Case, Movement, Misc
The bracelet comes with an extension clasp. The clasp is exceptionally long and still feels cumbersome, even with the reduced weight. A pin and collar system is used to hold the links together on the bracelet, and after sizing the bracelet, I found the pin and collar to remain loose. You can see a pin sticking out in the image above, constantly threatening to pull the bracelet apart again.

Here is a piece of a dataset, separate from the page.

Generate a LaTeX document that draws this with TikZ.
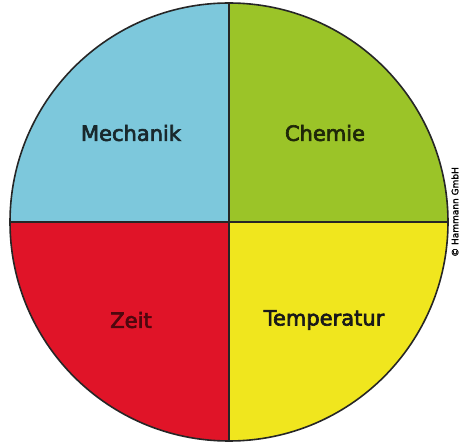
\documentclass[tikz,border=0pt]{standalone}
\usepackage{fontspec}
\setmainfont{DejaVu Sans}
\newfontfamily\labelfont[FakeBold=3]{DejaVu Sans}
\newfontfamily\notefont[FakeBold=1.5]{DejaVu Sans}

\definecolor{mechblue}{RGB}{125,200,220}
\definecolor{chemgreen}{RGB}{155,196,40}
\definecolor{zeitred}{RGB}{224,20,40}
\definecolor{tempyellow}{RGB}{240,230,30}

\begin{document}
\begin{tikzpicture}[x=1pt,y=1pt]

\tikzset{
  quadrant/.style={
    draw=black!85,
    line width=1.6pt,
    line join=round
  },
  fieldlabel/.style={
    font=\labelfont\fontsize{21}{24}\selectfont,
    inner sep=0pt
  },
  copyrightlabel/.style={
    rotate=90,
    font=\notefont\fontsize{9}{11}\selectfont,
    inner sep=0pt
  }
}

\useasboundingbox (0,0) rectangle (461,445);

% Centre and radius of the circle
\coordinate (M) at (229,223);
\def\R{219}

% Quadrants
\filldraw[quadrant, fill=mechblue]
  (M) -- ++(180:\R) arc[start angle=180, end angle=90, radius=\R] -- cycle;
\filldraw[quadrant, fill=chemgreen]
  (M) -- ++(90:\R) arc[start angle=90, end angle=0, radius=\R] -- cycle;
\filldraw[quadrant, fill=tempyellow]
  (M) -- ++(0:\R) arc[start angle=0, end angle=-90, radius=\R] -- cycle;
\filldraw[quadrant, fill=zeitred]
  (M) -- ++(-90:\R) arc[start angle=-90, end angle=-180, radius=\R] -- cycle;

% Labels
\node[fieldlabel, text=mechblue!20!black] (mechanik) at (131,312) {Mechanik};
\node[fieldlabel, text=chemgreen!20!black] (chemie) at (325,312) {Chemie};
\node[fieldlabel, text=zeitred!35!black] (zeit) at (131,125) {Zeit};
\node[fieldlabel, text=black!90] (temperatur) at (324,125) {Temperatur};

% Copyright
\node[copyrightlabel] (copyright) at (455,233) {© Hammann GmbH};

\end{tikzpicture}
\end{document}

Thankfully, the crown is not recessed and does not have crown guards. Thankfully, because using the crown would be impossible without crown guards. For my fingers, the crown was difficult to use due to the small size; winding and time setting were both a struggle. A highlight of this watch is the movement within. Citizen has outfitted this diver with their in-house 9051 movement. We have written about this movement at length in other reviews, so I will mention that the added bonus here is that Citizen produces this movement.
Final Thoughts
To wrap things up on this Diver, I am left feeling encouraged by the progress Citizen is making to improve their watches to more enthusiast tastes. You can see this in the simplified dial design and beautiful lines of the 60s-styled diver. However, the overall execution is lacking and leaves much to be desired. The most significant areas for improvement are the crown, bracelet, clasp, and lume. At $1,200, there is no excuse for poor lume or bracelet design.